Having made the short trip home from the Burbank airport, I was met with a note on the door from my brother: “let me know if you want to have dinner at Playa ASAP.” On the heels of two consecutive 10+ course dinners, I didn’t think I would be able to do a third. After resting for a bit, though, I told my brother I would join him; in addition to getting a chance to catch up, it seemed like good training for what awaits me in New York a couple weeks from now.
Playa is a John Sedlar restaurant, but the kitchen is run by chef de cuisine Kevin Luzande, once a classmate of my brother’s in elementary school, who I first met while having dinner at Mezze a month earlier.
Arriving right on time for our 6pm reservation, we were seated at a two-top amid the closely spaced tables, which conduce to conversations with neighbors, and handed menus to peruse. In the minutes that followed my brother tried to get a hold of Kevin but couldn’t do so quickly enough. Karen, our gray-dress-donning server, came by to explain the menu. As we stalled, waiting for Kevin, Karen must have deduced that we were unaccustomed to eating in respectable establishments and proceeded to not only tell us how to order, but also made a point of leaning over my shoulder and reading her favorite dishes off of the menu. That was unusual, I thought, for never before have I been pegged as illiterate. In her defense I was dressed in clothes that looked as if I had slept in them, and my hair was more straggly than usual. Fortunately, Kevin then appeared at our table with superhero-like swiftness and assured Karen that he would be making the menu selections for us. To accompany the food, my brother ordered a Granny Smith apple-tinged 2007 Casa Marin Riesling.
Kevin started us off with a series of maize cakes, each more delicious than the next: (1) fresh burrata, salsa verde, arugula, amaranth and pepitas (2) wild mushrooms, olive-black garlic-mushroom “soil,” porcini foam and l’explorateur cheese, (3) caramelized, oven-dried and pickled cauliflower with a curry vinaigrette and (4) pork belly, chile-lime jicama, mango pickle, masala, chana crisp and raita. The plates were streaming from the kitchen with such alacrity (and my brother and I were dithering on how best to share) that Kevin exhorted us to “hurry up–pick it up and eat it like a taco.”
Next out were (1) spicy chili rellenos brimming with a sweet amalgam of crab and corn in a flavorful soy-ginger-scallion sauce and (2) a satisfying salad of arugula with grapefruit supremes, grilled endive, haricot vert, toasted pinenuts and a cumin vinaigrette.
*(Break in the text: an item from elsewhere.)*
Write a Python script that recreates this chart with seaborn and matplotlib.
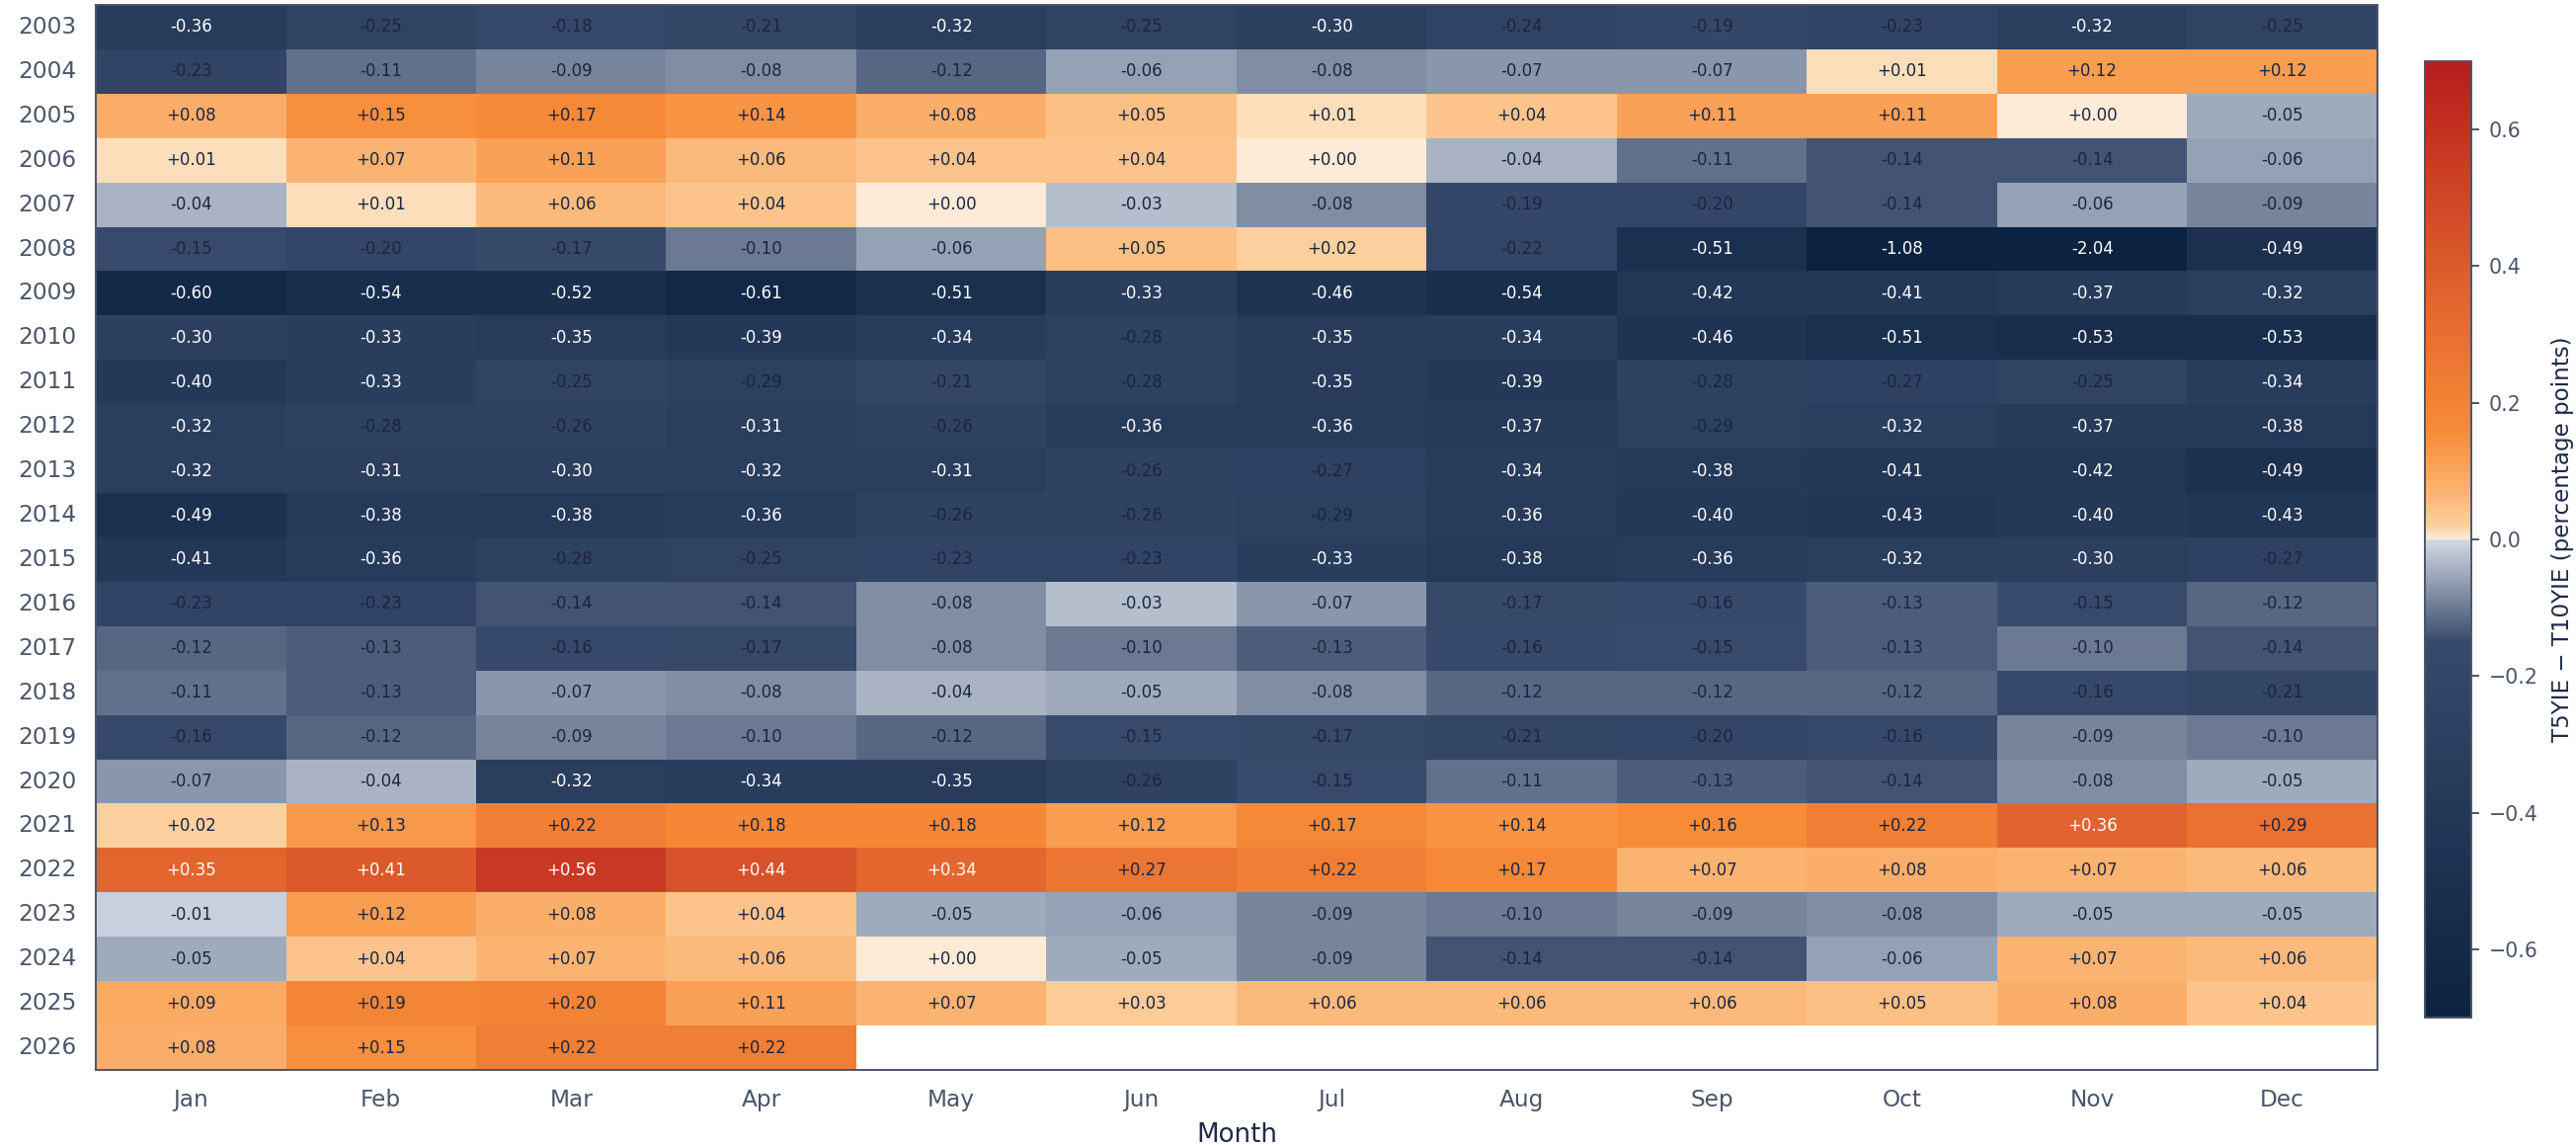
import numpy as np
import pandas as pd
import matplotlib
matplotlib.use("Agg")
import matplotlib.pyplot as plt
import seaborn as sns
from matplotlib.colors import LinearSegmentedColormap

# Monthly average T5YIE - T10YIE spread (percentage points)
months = ["Jan", "Feb", "Mar", "Apr", "May", "Jun", "Jul", "Aug", "Sep", "Oct", "Nov", "Dec"]
years = list(range(2003, 2027))
nan = np.nan
spread = [
    [-0.36, -0.25, -0.18, -0.21, -0.32, -0.25, -0.30, -0.24, -0.19, -0.23, -0.32, -0.25],  # 2003
    [-0.23, -0.11, -0.09, -0.08, -0.12, -0.06, -0.08, -0.07, -0.07, 0.01, 0.12, 0.12],     # 2004
    [0.08, 0.15, 0.17, 0.14, 0.08, 0.05, 0.01, 0.04, 0.11, 0.11, 0.00, -0.05],             # 2005
    [0.01, 0.07, 0.11, 0.06, 0.04, 0.04, 0.00, -0.04, -0.11, -0.14, -0.14, -0.06],         # 2006
    [-0.04, 0.01, 0.06, 0.04, 0.00, -0.03, -0.08, -0.19, -0.20, -0.14, -0.06, -0.09],      # 2007
    [-0.15, -0.20, -0.17, -0.10, -0.06, 0.05, 0.02, -0.22, -0.51, -1.08, -2.04, -0.49],    # 2008
    [-0.60, -0.54, -0.52, -0.61, -0.51, -0.33, -0.46, -0.54, -0.42, -0.41, -0.37, -0.32],  # 2009
    [-0.30, -0.33, -0.35, -0.39, -0.34, -0.28, -0.35, -0.34, -0.46, -0.51, -0.53, -0.53],  # 2010
    [-0.40, -0.33, -0.25, -0.29, -0.21, -0.28, -0.35, -0.39, -0.28, -0.27, -0.25, -0.34],  # 2011
    [-0.32, -0.28, -0.26, -0.31, -0.26, -0.36, -0.36, -0.37, -0.29, -0.32, -0.37, -0.38],  # 2012
    [-0.32, -0.31, -0.30, -0.32, -0.31, -0.26, -0.27, -0.34, -0.38, -0.41, -0.42, -0.49],  # 2013
    [-0.49, -0.38, -0.38, -0.36, -0.26, -0.26, -0.29, -0.36, -0.40, -0.43, -0.40, -0.43],  # 2014
    [-0.41, -0.36, -0.28, -0.25, -0.23, -0.23, -0.33, -0.38, -0.36, -0.32, -0.30, -0.27],  # 2015
    [-0.23, -0.23, -0.14, -0.14, -0.08, -0.03, -0.07, -0.17, -0.16, -0.13, -0.15, -0.12],  # 2016
    [-0.12, -0.13, -0.16, -0.17, -0.08, -0.10, -0.13, -0.16, -0.15, -0.13, -0.10, -0.14],  # 2017
    [-0.11, -0.13, -0.07, -0.08, -0.04, -0.05, -0.08, -0.12, -0.12, -0.12, -0.16, -0.21],  # 2018
    [-0.16, -0.12, -0.09, -0.10, -0.12, -0.15, -0.17, -0.21, -0.20, -0.16, -0.09, -0.10],  # 2019
    [-0.07, -0.04, -0.32, -0.34, -0.35, -0.26, -0.15, -0.11, -0.13, -0.14, -0.08, -0.05],  # 2020
    [0.02, 0.13, 0.22, 0.18, 0.18, 0.12, 0.17, 0.14, 0.16, 0.22, 0.36, 0.29],              # 2021
    [0.35, 0.41, 0.56, 0.44, 0.34, 0.27, 0.22, 0.17, 0.07, 0.08, 0.07, 0.06],              # 2022
    [-0.01, 0.12, 0.08, 0.04, -0.05, -0.06, -0.09, -0.10, -0.09, -0.08, -0.05, -0.05],     # 2023
    [-0.05, 0.04, 0.07, 0.06, 0.00, -0.05, -0.09, -0.14, -0.14, -0.06, 0.07, 0.06],        # 2024
    [0.09, 0.19, 0.20, 0.11, 0.07, 0.03, 0.06, 0.06, 0.06, 0.05, 0.08, 0.04],              # 2025
    [0.08, 0.15, 0.22, 0.22, nan, nan, nan, nan, nan, nan, nan, nan],                      # 2026
]
cbar_ticks = [-0.6, -0.4, -0.2, 0.0, 0.2, 0.4, 0.6]

VMIN, VMAX = -0.7, 0.7
TEXT = "#4a5568"
INK = "#1e2a45"

# diverging map: navy below zero, peach -> orange -> red above
nodes = [(-0.70, "#0b2240"), (-0.15, "#384a6b"), (-0.001, "#d1d9e3"),
         (0.0, "#fdecd9"), (0.02, "#fcd09e"), (0.08, "#fbae6a"),
         (0.16, "#f78b38"), (0.35, "#e2652e"), (0.70, "#b71c1c")]
cmap = LinearSegmentedColormap.from_list(
    "spread", [((v - VMIN) / (VMAX - VMIN), c) for v, c in nodes], N=1024)

df = pd.DataFrame(spread, index=years, columns=months)
labels = df.map(lambda v: "" if pd.isna(v) else f"{v:+.2f}")

sns.set_style("white")
plt.rcParams["font.family"] = ["DejaVu Sans"]

fig = plt.figure(figsize=(13.04, 5.795), dpi=200)
ax = fig.add_axes([0.0372, 0.0656, 0.8857, 0.9301])
cax = fig.add_axes([0.9413, 0.1113, 0.0180, 0.8352])

sns.heatmap(df, ax=ax, cbar_ax=cax, cmap=cmap, vmin=VMIN, vmax=VMAX,
            annot=labels, fmt="", annot_kws={"fontsize": 6.0},
            cbar_kws={"ticks": cbar_ticks})

# white text on the strongest cells, dark text elsewhere
for t in ax.texts:
    val = float(t.get_text())
    t.set_color("white" if abs(val) >= 0.30 else "#1a2540")

for s in ax.spines.values():
    s.set_visible(True)
    s.set_color(TEXT)
    s.set_linewidth(0.7)

ax.tick_params(axis="both", colors=TEXT, labelsize=8.4, length=3.4, width=0.7)
ax.set_yticklabels(years, rotation=0)
ax.set_xticklabels(months, rotation=0)
ax.set_xlabel("Month", fontsize=9.4, color=INK)
ax.set_ylabel("Year", fontsize=9.4, color=INK)
ax.yaxis.set_label_coords(-0.0407, 0.5)

cbar = ax.collections[0].colorbar
cbar.outline.set_edgecolor(TEXT)
cbar.outline.set_linewidth(0.7)
cax.tick_params(colors=TEXT, labelsize=7.4, length=2.9, width=0.7)
cbar.set_label("T5YIE \u2212 T10YIE (percentage points)", fontsize=8.3, color=INK, labelpad=5)

fig.savefig("out.png", dpi=200)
When Kevin came by our table, he apologized for the latter, saying ” I sent that out by mistake.” We both assured him that there was nothing for which he needed to apologize.
After giving us a ten minute break, Kevin continued the procession of plates with three outstanding dishes: (1) an octopus salad–the cephalopod is braised, gently poached in duck fat and finally grilled–with arugula, palm hearts, scallions, oven-dried cherry tomatoes, oven-dried red onion, (2) a crisp-skinned sea bass with a warm panna cotta and five sauces–romesco, chimichurri, verde, ají amarillo, ají panca–and (3) delicious, if slightly messy, arepas filled with grilled shrimp, mangoes and chilies.
The final savory course was a beef tenderloin with wild-mushroom duxelles dumpling and a chipotle béarnaise along with a side of oven roasted cauliflower. I thought the beef was overdressed, but that comes down to preferences, as I err on the side of finishing proteins with a few flecks of Maldon rather than a viscous sauce.
After all of the spice and acidity, I found myself craving something sweet and Kevin delivered with (1) a brûléed bread pudding with tropical fruit, (2) a vanilla cake with strawberries, pomegranate and strawberry-anise sorbet in a cava consommé and (3) a cherry coke sorbet.
Having finished dessert, we headed back to the kitchen to thank Kevin and to watch him run the pass for a couple of minutes before heading off to Red Medicine. There, we pulled up stools at the bar, struck up a conversation with Chris, one of the friendly bartenders, and culled the menu for new dishes. My brother’s eyes gravitated toward a foie gras dish with, inter alia, beets, green strawberries and chicory that Chris described as “like a torchon,” while I settled on a Muscat-based dessert and an old favorite, the bitter chocolate. As all three plates arrived in quick succession, we both plunged our forks into the artful foie gras. With my first bite, however, my mouth filled with discontent as there was an astringency so off-putting that I refrained from a second bite. I’ve since learned that I am distinctly in the minority in disliking this dish as chefs across the county from Rick Bayless to Wylie Dufresne and at least one yelper have lauded it; that’s fine with me, for there are plenty of other items at Red Medicine to keep me thrilled for days.